-- Written request --
State how many lines include "script", giving the number by itself.

Source code of charts
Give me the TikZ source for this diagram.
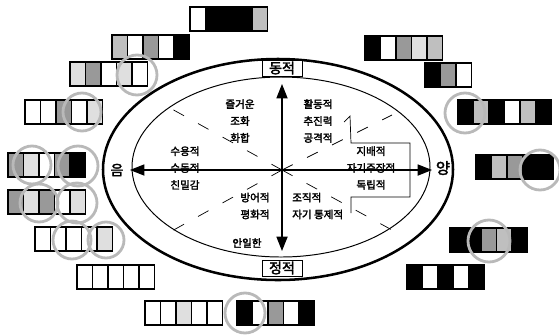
\documentclass[tikz,border=0pt]{standalone}
\usepackage{fontspec}
\newfontfamily\kr[AutoFakeBold=2.5]{Noto Sans CJK KR}
\usetikzlibrary{arrows.meta,positioning}

\colorlet{pale}{gray!25}
\colorlet{mid}{gray!50}
\colorlet{dark}{gray!80}

% one strip of colour cells, left/top corner and list of tones
\newcommand{\cellrow}[3]{%
  \foreach \tone [count=\i] in {#3}
    \draw[cell, fill=\tone] ({#1+(\i-1)*15.5},#2) rectangle ++(15.5,24);}

\begin{document}
\begin{tikzpicture}[
    x=0.25mm, y=-0.25mm,
    cell/.style={draw=black, line width=0.9pt},
    ring/.style={draw=gray!55, line width=2pt},
    rim/.style={line width=1.8pt},
    ray/.style={line width=0.5pt, dash pattern=on 3mm off 4mm},
    biarrow/.style={{Triangle[length=3.6mm,width=2.8mm]}-{Triangle[length=3.6mm,width=2.8mm]}, line width=0.8pt},
    word/.style={font=\kr\bfseries\fontsize{7.5}{12}\selectfont, align=center, inner sep=0pt},
    pole/.style={draw, fill=white, font=\kr\bfseries\fontsize{10}{12}\selectfont, minimum width=10mm, minimum height=4mm, inner sep=1pt}
]
\useasboundingbox (0,0) rectangle (559,335);

% Strips on the left
\cellrow{190}{7}{white,black,black,black,mid}
\cellrow{112}{35}{mid,white,dark,white,black}
\cellrow{70}{62}{pale,dark,white,pale,white}
\cellrow{25}{100}{white,white,dark,white,pale}
\cellrow{8}{153}{dark,pale,white,dark,black}
\cellrow{8}{190}{dark,pale,dark,white,pale}
\cellrow{35}{227}{white,white,white,white,pale}
\cellrow{77}{265}{white,white,white,white,white}
\cellrow{145}{301}{white,white,pale,white,white}
\cellrow{237}{301}{black,white,dark,white,black}

% Strips on the right
\cellrow{365}{36}{black,white,dark,pale,mid}
\cellrow{425}{63}{black,dark,white}
\cellrow{458}{100}{black,mid,black,white,mid,black}
\cellrow{476}{155}{black,mid,dark,black,black}
\cellrow{450}{228}{black,black,dark,mid,black}
\cellrow{407}{265}{black,white,black,white,black}

% Circles
\draw[ring] (137,75) circle (20);
\draw[ring] (82,112) circle (19);
\draw[ring] (32,165) circle (19);
\draw[ring] (78,166) circle (20);
\draw[ring] (39,203) circle (19);
\draw[ring] (77,203) circle (20);
\draw[ring] (72,240) circle (19);
\draw[ring] (106,240) circle (18);
\draw[ring] (245,313) circle (20);
\draw[ring] (465,113) circle (20);
\draw[ring] (540,170) circle (20);
\draw[ring] (489,241) circle (21);

% Ellipses
\draw[rim] (278,169.5) ellipse (175 and 110.5);
\draw[line width=0.7pt] (281,167) ellipse (149 and 90);

% Rays from the middle
\coordinate (hub) at (282,170);
\draw[ray] (hub) -- ++(-112,-62);
\draw[ray] (hub) -- ++(110,-55);
\draw[ray] (hub) -- ++(-112,62);
\draw[ray] (hub) -- ++(110,60);

% Bracket round the right words
\draw[line width=0.5pt] (344,122) -- (350,116) -- (351,143) -- (410,143) -- (410,197) -- (351,197) -- (351,213);

% Axes
\coordinate (west) at (130,170);
\coordinate (east) at (432,170);
\coordinate (north) at (282,84);
\coordinate (south) at (282,251);
\draw[biarrow] (west) -- (east);
\draw[biarrow] (north) -- (south);

% Poles
\node[pole] (dyn) at (282,68) {동적};
\node[pole] (sta) at (282,268) {정적};
\node[font=\kr\bfseries\fontsize{10}{12}\selectfont, inner sep=1pt] (yin) at (117,170) {음};
\node[font=\kr\bfseries\fontsize{11}{12}\selectfont, inner sep=1pt] (yang) at (443,168) {양};

% Words
\node[word] (joy) at (240,121) {즐거운\\조화\\화합};
\node[word] (act) at (318,121) {활동적\\추진력\\공격적};
\node[word] (acc) at (185,168) {수용적\\수동적\\친밀감};
\node[word] (dom) at (371,168) {지배적\\자기주장적\\독립적};
\node[word] (def) at (255,206) {방어적\\평화적};
\node[word, align=left, anchor=west] (org) at (292,206) {조직적\\자기 통제적};
\node[word] (easy) at (247,243) {안일한};

\end{tikzpicture}
\end{document}
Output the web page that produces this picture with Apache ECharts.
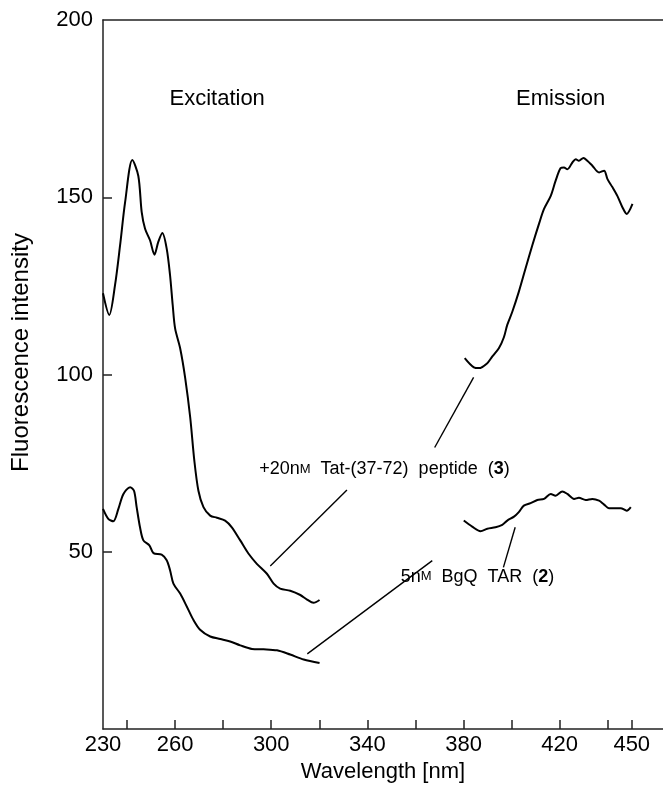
<!DOCTYPE html>
<html>
<head>
<meta charset="UTF-8">
<title>Fluorescence</title>
<script type="text/javascript" src="https://cdn.jsdelivr.net/npm/echarts@6/dist/echarts.min.js"></script>
<style>
  body{margin:0;background:#fff}
</style>
</head>
<body>
<div id="main" style="width:663px;height:788px"></div>
<script type="text/javascript">
// excitation spectra, [wavelength, intensity]
var excTat = [[230,122.9],[232.6,116.8],[235,125.2],[237.1,136.4],[239.2,148.6],[242.2,160.5],[244.7,156],[246.1,145.8],[247.5,141.1],[249.6,137.8],[251.4,133.8],[253,137.4],[254.7,139.9],[256.5,135.5],[257.9,128],[259,119.6],[260,113],[262.1,107.4],[264.2,99],[266.3,87.8],[268,75.7],[269.7,67.2],[271.8,62.6],[274.6,60.2],[277.4,59.6],[280.8,58.8],[283.6,56.9],[287.1,53.2],[290.5,49.5],[294,46.6],[298.2,43.8],[301,41],[303.7,39.6],[307.9,39],[312.1,37.8],[314.9,36.5],[317.6,35.6],[320.1,36.4]];
var excTar = [[230,62.1],[232.2,59.3],[234.3,58.6],[236.4,62.1],[238.5,66.3],[241.3,68.2],[242.9,67.2],[244,62.6],[245.4,56.9],[246.8,53.2],[249.3,51.8],[251,49.6],[254.4,49.2],[256.5,47.6],[257.9,44.8],[259.3,41],[262.1,38.2],[264.9,34.5],[267.6,30.8],[270.4,28],[274.6,26.1],[278.8,25.4],[282.9,24.7],[287.1,23.6],[292,22.6],[296.8,22.5],[302.4,22.2],[307.9,21],[313.5,19.6],[320.1,18.6]];
// emission spectra
var emTat = [[380.5,104.6],[384.3,102],[386.4,101.8],[389.9,103.2],[392,105.1],[394.7,107.4],[396.8,110.5],[398.2,114],[400.3,117.7],[403,123.3],[405.8,129.9],[408.6,136.4],[411.4,142.5],[413.5,146.7],[416.3,150.4],[418.3,154.6],[420.4,158.2],[421.8,158.4],[423.2,157.9],[425.3,159.8],[426.7,160.7],[428,160.3],[429.9,161.1],[431.5,160.3],[433.6,158.9],[436.4,157],[438.5,157.5],[439.9,155.1],[442,152.8],[444,150.4],[446.1,147.2],[447.9,145.3],[450.3,148.1]];
var emTar = [[380.1,58.8],[383.6,57.1],[387.1,55.8],[389.9,56.5],[393.3,56.9],[396.1,57.6],[398.2,58.8],[401,59.9],[403,61.2],[405.1,63],[407.9,63.7],[410.7,64.6],[413.5,64.9],[416.3,66.3],[418.3,65.8],[421.1,67],[423.2,66.3],[426,64.9],[428,65.2],[430.8,64.6],[433.6,64.9],[436.4,64.4],[438.5,63.3],[440.5,62.3],[445.4,62.3],[447.9,61.6],[449.6,62.6]];

var xTickLabels = [230,260,300,340,380,420,450];
var xTicks = [240,260,280,300,320,340,360,380,400,420,440,450];
var yTickLabels = [50,100,150,200];
var yTicks = [50,100,150];

// leader lines from the labels to the curves
var leadTatExc = [[299.6,46],[331.5,67.4]];
var leadTatEm = [[368,79.4],[384.2,99.2]];
var leadTarExc = [[315,21.2],[367,47.5]];
var leadTarEm = [[396.6,45.6],[401.5,56.9]];

var myEcharts = echarts.init(document.getElementById('main'));
var font = '"Liberation Sans", Arial, sans-serif';

function curve(d) {
  return {type:'line', data:d, showSymbol:false, smooth:0.3, silent:true,
    lineStyle:{color:'#000', width:2}};
}
function lead(d) {
  return {type:'line', data:d, showSymbol:false, silent:true,
    lineStyle:{color:'#000', width:1.4}};
}

var option = {
  animation:false,
  grid:{left:103, top:20, right:0, bottom:55},
  xAxis:[{
    type:'value', min:230, max:463,
    name:'Wavelength [nm]', nameLocation:'middle', nameGap:32,
    nameTextStyle:{fontFamily:font, fontSize:22, color:'#000'},
    axisLine:{lineStyle:{color:'#222', width:1.5}},
    axisTick:{show:true, inside:true, length:9, customValues:xTicks, lineStyle:{color:'#222', width:1.5}},
    axisLabel:{customValues:xTickLabels, margin:5, fontFamily:font, fontSize:22, color:'#000'},
    splitLine:{show:false}
  },{
    type:'value', position:'top', min:230, max:463,
    axisLine:{show:true, lineStyle:{color:'#222', width:1.5}},
    axisTick:{show:false}, axisLabel:{show:false}, splitLine:{show:false}
  }],
  yAxis:{
    type:'value', min:0, max:200,
    name:'Fluorescence intensity', nameLocation:'middle', nameGap:70,
    nameTextStyle:{fontFamily:font, fontSize:24, color:'#000', padding:[0,0,0,44]},
    axisLine:{show:true, lineStyle:{color:'#222', width:1.5}},
    axisTick:{show:true, inside:true, length:9, customValues:yTicks, lineStyle:{color:'#222', width:1.5}},
    axisLabel:{customValues:yTickLabels, margin:10, fontFamily:font, fontSize:22, color:'#000'},
    splitLine:{show:false}
  },
  series:[
    curve(excTat), curve(excTar), curve(emTat), curve(emTar),
    lead(leadTatExc), lead(leadTatEm), lead(leadTarExc), lead(leadTarEm),
    {
      type:'scatter', symbolSize:0, silent:true,
      itemStyle:{opacity:1},
      label:{show:true, position:[0,0], align:'center', verticalAlign:'middle',
        fontFamily:font, color:'#000', opacity:1, textBorderWidth:0,
        formatter:function(p){ return p.data.t; },
        rich:{
          n:{fontFamily:font, fontSize:18, color:'#000'},
          s:{fontFamily:font, fontSize:13, color:'#000'},
          b:{fontFamily:font, fontSize:18, fontWeight:'bold', color:'#000'},
          h:{fontFamily:font, fontSize:22, color:'#000'}
        }},
      data:[
        {value:[277.5,177.6], t:'{h|Excitation}'},
        {value:[420.4,177.6], t:'{h|Emission}'},
        {value:[347.1,73.3], t:'{n|+20n}{s|M}{n|  Tat-(37-72)  peptide  (}{b|3}{n|)}'},
        {value:[385.8,43], t:'{n|5n}{s|M}{n|  BgQ  TAR  (}{b|2}{n|)}'}
      ]
    }
  ]
};
myEcharts.setOption(option);
</script>
</body>
</html>
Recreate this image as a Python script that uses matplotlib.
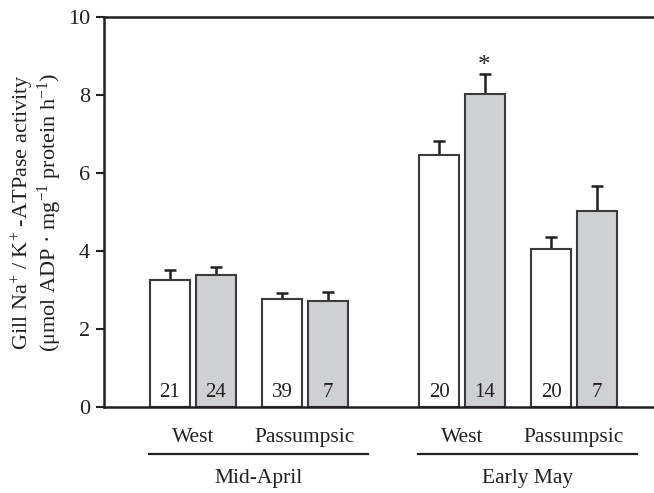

-- Written solution --
4